I was unable to have children, so for me, the most beautiful place in the world is under the sea. Ever since I was a child, I have been fascinated with Jacques Yves Cousteau and his "Undersea World" which I used to watch on TV with eyes wide open. Then when I was in the Carribbean one time, I was able to go snorkeling and I was enamored with the beauty of the ocean, the coral reefs, the fish, so colorful, and the other sea creatures. I was an adult then.

We were up on the coast of Maine when I was maybe 6 years old and there were these little barnacles on the sea rocks and they had little hands that reached out to catch microscopic food stuffs and bring them into their mouths and eat. I was so fascinated by these little creatures that I watched them do this for hours. I will never forget them. To me they were awesome and beautiful too.
 
Watching the snow fall in Manhattan in the first moments of the blizzard of 2003.

How to describe it? Luminescent? Foreboding? Graceful? The way the light hit the streets... The way it got empty and quiet outside save for a shop keeper shutting down his shop. The way he moved slowly through the quickly mounting snow. The French restaurant I was in, with the wrap around windows, I'm sitting in the corner table, snow falling all around me, but I am warm. I'm playing solitaire and drinking hot tea and listening to the gentle music and sounds of silverware and glasses clanking. I'm all dressed up for no reason other than to feel good. No one knows I'm here...except the kind waiter who knows my face and my favorite menu items. I have just enough money today for the simple pleasure of tea. But not enough to overindulge. Everything is perfect. The snow is falling so much and doesn't stop. Every hour I look outside and still falling. Relentless white, relentless beauty.
 
I couldn't say 'ever', but for today, a sweet lady I cared for died today, she wore a necklace always she told me (only) her H had given her- a cross, heart, and key; he brought it home and told her it was so she would know he was always with her, no matter what. He died suddenly and unexpectedly the next day (young). She never remarried.

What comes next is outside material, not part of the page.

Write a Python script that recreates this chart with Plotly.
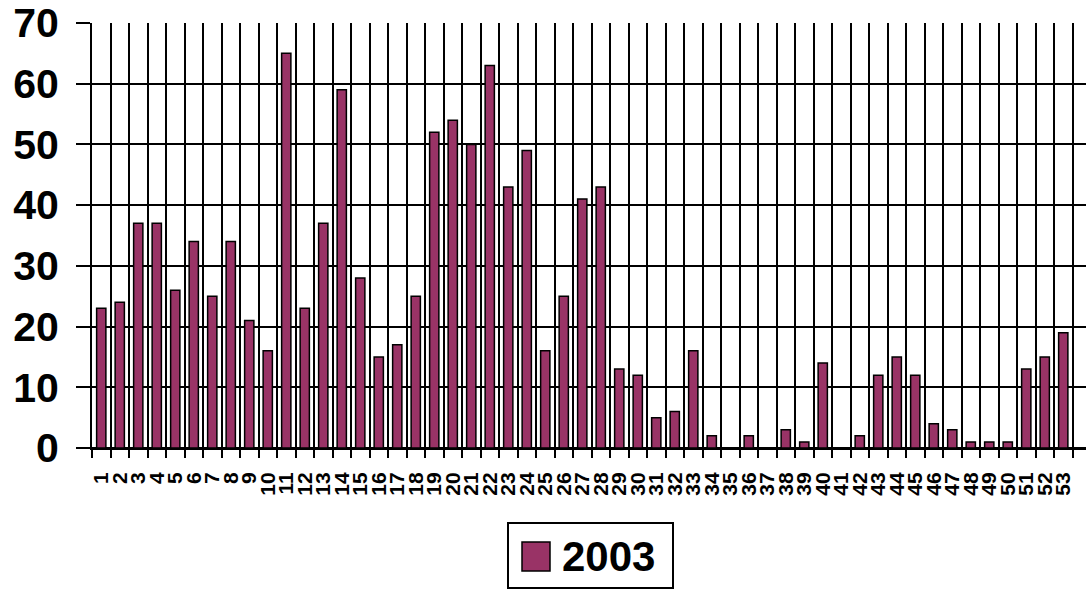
import plotly.graph_objects as go

# Weekly counts for 2003 (weeks 1..53)
weeks = [str(i) for i in range(1, 54)]
counts_2003 = [
    23, 24, 37, 37, 26, 34, 25, 34, 21, 16,
    65, 23, 37, 59, 28, 15, 17, 25, 52, 54,
    50, 63, 43, 49, 16, 25, 41, 43, 13, 12,
    5, 6, 16, 2, 0, 2, 0, 3, 1, 14,
    0, 2, 12, 15, 12, 4, 3, 1, 1, 1,
    13, 15, 19,
]
series_name = "2003"
y_ticks = [0, 10, 20, 30, 40, 50, 60, 70]

BAR_COLOR = "#993366"
FONT = "Arial, Liberation Sans, sans-serif"

W, H = 1086, 590
ML, MR, MT, MB = 92, 0, 23, 142
plot_w = W - ML - MR
plot_h = H - MT - MB


def px_x(x):
    return (x - ML) / plot_w


def px_y(y):
    return (H - MB - y) / plot_h


fig = go.Figure()
fig.add_trace(go.Bar(
    x=weeks,
    y=counts_2003,
    name=series_name,
    marker=dict(color=BAR_COLOR, line=dict(color="black", width=1.5)),
    showlegend=False,
))

# Boxed legend drawn below the chart
legend_shapes = [
    dict(type="rect", xref="paper", yref="paper",
         x0=px_x(508), x1=px_x(673), y0=px_y(588), y1=px_y(523),
         line=dict(color="black", width=2), fillcolor="white"),
    dict(type="rect", xref="paper", yref="paper",
         x0=px_x(522), x1=px_x(550), y0=px_y(571), y1=px_y(542),
         line=dict(color="black", width=1.5), fillcolor=BAR_COLOR),
]

fig.update_layout(
    width=W, height=H,
    margin=dict(l=ML, r=MR, t=MT, b=MB, pad=0),
    paper_bgcolor="white",
    plot_bgcolor="white",
    bargap=0.5,
    font=dict(family=FONT, color="black"),
    shapes=legend_shapes,
    annotations=[dict(
        xref="paper", yref="paper",
        x=px_x(608), y=px_y(556),
        text="<b>" + series_name + "</b>",
        showarrow=False,
        font=dict(family=FONT, size=42, color="black"),
        xanchor="center", yanchor="middle",
    )],
)

fig.update_xaxes(
    type="category",
    range=[-0.5, -0.5 + plot_w / 18.5],
    tickmode="linear", tick0=0, dtick=1,
    tickson="boundaries",
    showgrid=True, gridcolor="black", gridwidth=2,
    ticks="outside", ticklen=8, tickwidth=2, tickcolor="black",
    tickangle=-90,
    tickfont=dict(family=FONT, size=21, color="black", weight="bold"),
    ticklabelstandoff=14,
    showline=True, linecolor="black", linewidth=2,
    zeroline=False,
)

fig.update_yaxes(
    range=[0, 70],
    tickvals=y_ticks,
    showgrid=True, gridcolor="black", gridwidth=2,
    ticks="outside", ticklen=14, tickwidth=2, tickcolor="black",
    tickfont=dict(family=FONT, size=41, color="black", weight="bold"),
    ticklabelstandoff=9,
    showline=True, linecolor="black", linewidth=2,
    zeroline=True, zerolinecolor="black", zerolinewidth=2,
)

fig.write_html("out.html")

I thought that was beautiful. She was a sweet, sweet, beautiful woman.
 
One thing was this little old frail very ill tiny thin lady with an IV that came out of her room when I was leaving a hospital at 14 and said, "What's the matter honey, you look so sad", and she looked so deeply concerned, sad for me. She was so very ill herself.

And hearing a loved one's cancer spread test was negative was wonderful- Top of the World. Thought of my greatest enemy and thought I could go kiss (even) him.

I think when I hear of people (or animals) beating all odds or a disaster averted, I think it's beautiful (to me).

I also think a calm night with a sky full of stars is astoundingly beautiful. And I think of the light starting out years before I see it (silly I know).